The request »
Write out every line below that includes the word "this".

(Code that draws figures)
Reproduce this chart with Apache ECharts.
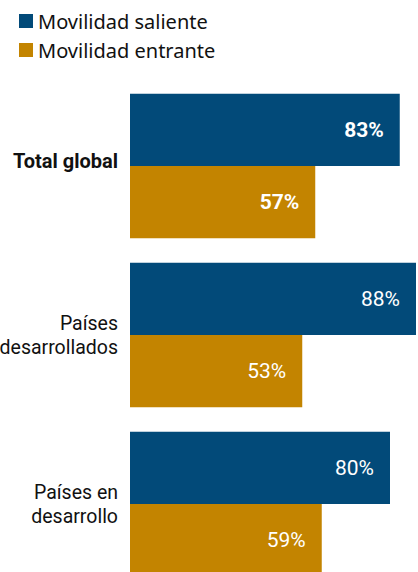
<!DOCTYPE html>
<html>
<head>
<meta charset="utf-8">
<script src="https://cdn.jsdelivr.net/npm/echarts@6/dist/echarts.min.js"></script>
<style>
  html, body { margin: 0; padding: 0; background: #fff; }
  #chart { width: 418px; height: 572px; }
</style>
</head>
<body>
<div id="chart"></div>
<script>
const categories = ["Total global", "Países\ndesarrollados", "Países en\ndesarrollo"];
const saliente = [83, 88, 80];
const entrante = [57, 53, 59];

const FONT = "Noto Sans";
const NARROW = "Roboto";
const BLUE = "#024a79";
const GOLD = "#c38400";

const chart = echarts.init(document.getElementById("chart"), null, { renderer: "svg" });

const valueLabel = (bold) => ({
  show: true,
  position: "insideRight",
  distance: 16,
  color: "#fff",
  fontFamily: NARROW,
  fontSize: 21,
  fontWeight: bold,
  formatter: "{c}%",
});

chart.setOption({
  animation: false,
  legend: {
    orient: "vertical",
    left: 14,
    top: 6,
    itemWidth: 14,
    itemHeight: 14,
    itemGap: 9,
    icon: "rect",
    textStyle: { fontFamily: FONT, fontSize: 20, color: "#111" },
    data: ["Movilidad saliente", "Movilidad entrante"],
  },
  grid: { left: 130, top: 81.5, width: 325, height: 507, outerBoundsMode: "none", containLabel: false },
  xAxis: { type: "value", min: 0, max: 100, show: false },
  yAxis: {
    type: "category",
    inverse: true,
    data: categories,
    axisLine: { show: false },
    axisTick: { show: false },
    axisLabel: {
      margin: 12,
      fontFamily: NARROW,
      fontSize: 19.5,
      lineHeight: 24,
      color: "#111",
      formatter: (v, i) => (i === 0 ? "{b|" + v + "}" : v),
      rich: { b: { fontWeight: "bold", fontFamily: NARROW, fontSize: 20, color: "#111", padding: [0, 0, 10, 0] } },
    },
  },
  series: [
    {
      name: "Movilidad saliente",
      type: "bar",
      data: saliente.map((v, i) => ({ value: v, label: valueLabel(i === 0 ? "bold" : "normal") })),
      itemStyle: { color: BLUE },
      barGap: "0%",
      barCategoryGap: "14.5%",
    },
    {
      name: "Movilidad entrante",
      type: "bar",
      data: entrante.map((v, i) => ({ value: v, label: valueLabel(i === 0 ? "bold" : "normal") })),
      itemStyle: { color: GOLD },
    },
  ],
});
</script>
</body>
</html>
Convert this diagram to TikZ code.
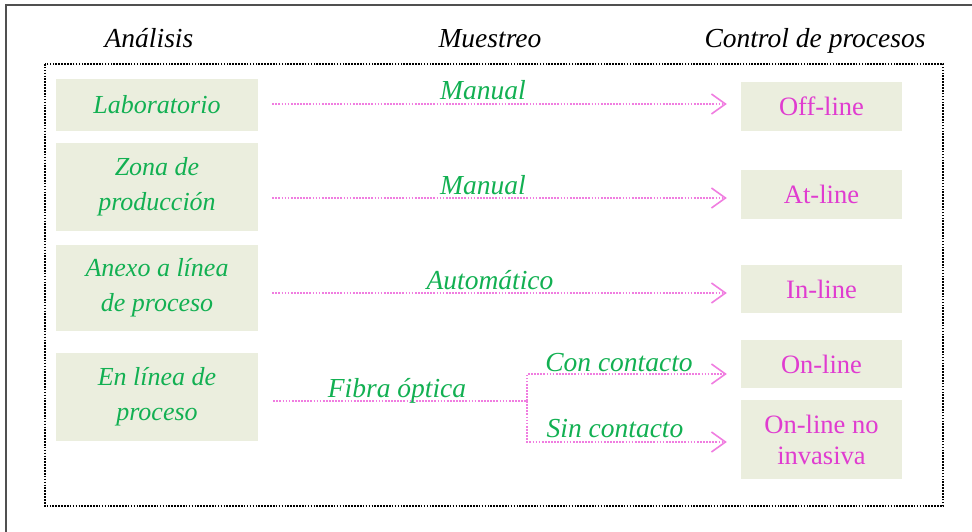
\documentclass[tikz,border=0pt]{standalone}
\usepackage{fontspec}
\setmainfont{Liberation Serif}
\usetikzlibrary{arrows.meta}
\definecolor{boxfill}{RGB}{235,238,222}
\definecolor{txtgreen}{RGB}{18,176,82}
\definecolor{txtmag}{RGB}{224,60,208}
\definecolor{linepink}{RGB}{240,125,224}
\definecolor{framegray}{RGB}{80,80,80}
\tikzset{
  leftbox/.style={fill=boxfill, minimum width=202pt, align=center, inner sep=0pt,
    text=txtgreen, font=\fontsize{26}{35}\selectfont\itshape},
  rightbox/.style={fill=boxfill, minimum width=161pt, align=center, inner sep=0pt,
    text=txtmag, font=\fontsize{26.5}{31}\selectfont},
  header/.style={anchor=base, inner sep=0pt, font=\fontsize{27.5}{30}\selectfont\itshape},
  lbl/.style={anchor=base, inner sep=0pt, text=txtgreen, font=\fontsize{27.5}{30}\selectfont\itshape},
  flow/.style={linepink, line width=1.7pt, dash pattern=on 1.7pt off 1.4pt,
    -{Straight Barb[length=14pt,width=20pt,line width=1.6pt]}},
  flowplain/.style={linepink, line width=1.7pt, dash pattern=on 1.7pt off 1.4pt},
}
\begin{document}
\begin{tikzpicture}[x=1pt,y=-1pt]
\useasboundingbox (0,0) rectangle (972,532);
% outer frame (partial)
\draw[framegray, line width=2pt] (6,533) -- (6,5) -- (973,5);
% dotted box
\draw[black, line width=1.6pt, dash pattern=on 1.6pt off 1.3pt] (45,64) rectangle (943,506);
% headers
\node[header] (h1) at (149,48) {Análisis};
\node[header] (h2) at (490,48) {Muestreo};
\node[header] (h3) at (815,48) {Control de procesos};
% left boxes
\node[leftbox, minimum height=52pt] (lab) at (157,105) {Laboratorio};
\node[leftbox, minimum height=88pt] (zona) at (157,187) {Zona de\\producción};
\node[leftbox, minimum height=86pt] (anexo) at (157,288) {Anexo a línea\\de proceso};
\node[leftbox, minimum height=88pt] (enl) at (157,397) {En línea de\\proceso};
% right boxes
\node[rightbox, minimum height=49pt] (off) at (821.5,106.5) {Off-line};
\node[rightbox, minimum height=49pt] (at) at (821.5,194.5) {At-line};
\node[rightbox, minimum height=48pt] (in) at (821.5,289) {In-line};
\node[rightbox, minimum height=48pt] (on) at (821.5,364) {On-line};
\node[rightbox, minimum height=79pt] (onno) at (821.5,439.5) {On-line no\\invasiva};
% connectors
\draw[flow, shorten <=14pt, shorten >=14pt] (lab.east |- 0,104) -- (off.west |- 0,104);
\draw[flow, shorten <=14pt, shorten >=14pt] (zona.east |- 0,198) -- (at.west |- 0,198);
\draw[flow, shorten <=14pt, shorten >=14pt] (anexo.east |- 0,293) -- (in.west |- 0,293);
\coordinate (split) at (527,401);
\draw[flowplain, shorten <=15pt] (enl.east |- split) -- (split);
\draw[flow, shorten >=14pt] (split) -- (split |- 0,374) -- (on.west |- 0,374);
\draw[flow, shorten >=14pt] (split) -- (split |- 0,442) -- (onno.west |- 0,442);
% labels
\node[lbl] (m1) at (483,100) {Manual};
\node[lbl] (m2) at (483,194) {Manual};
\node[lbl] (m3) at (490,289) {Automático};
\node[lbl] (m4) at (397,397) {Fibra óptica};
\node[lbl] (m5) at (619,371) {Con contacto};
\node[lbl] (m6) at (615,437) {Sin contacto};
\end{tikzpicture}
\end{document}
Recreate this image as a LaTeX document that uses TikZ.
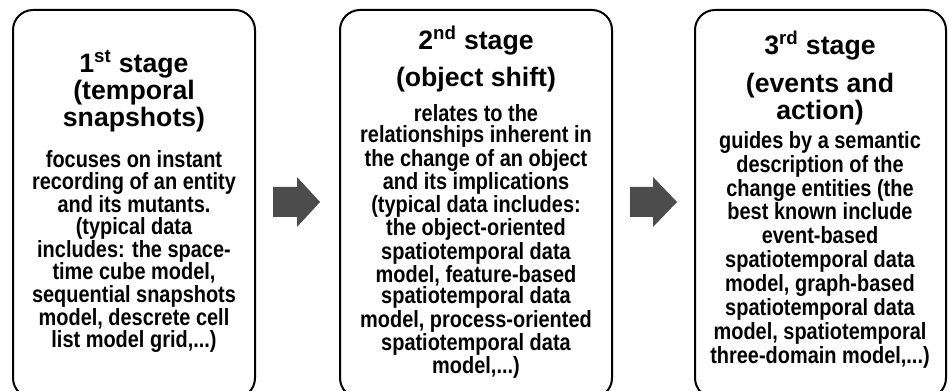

Written answer »
Reproduce this chart with Apache ECharts.
Convert this diagram to TikZ code.
Recreate this image as a LaTeX document that uses TikZ.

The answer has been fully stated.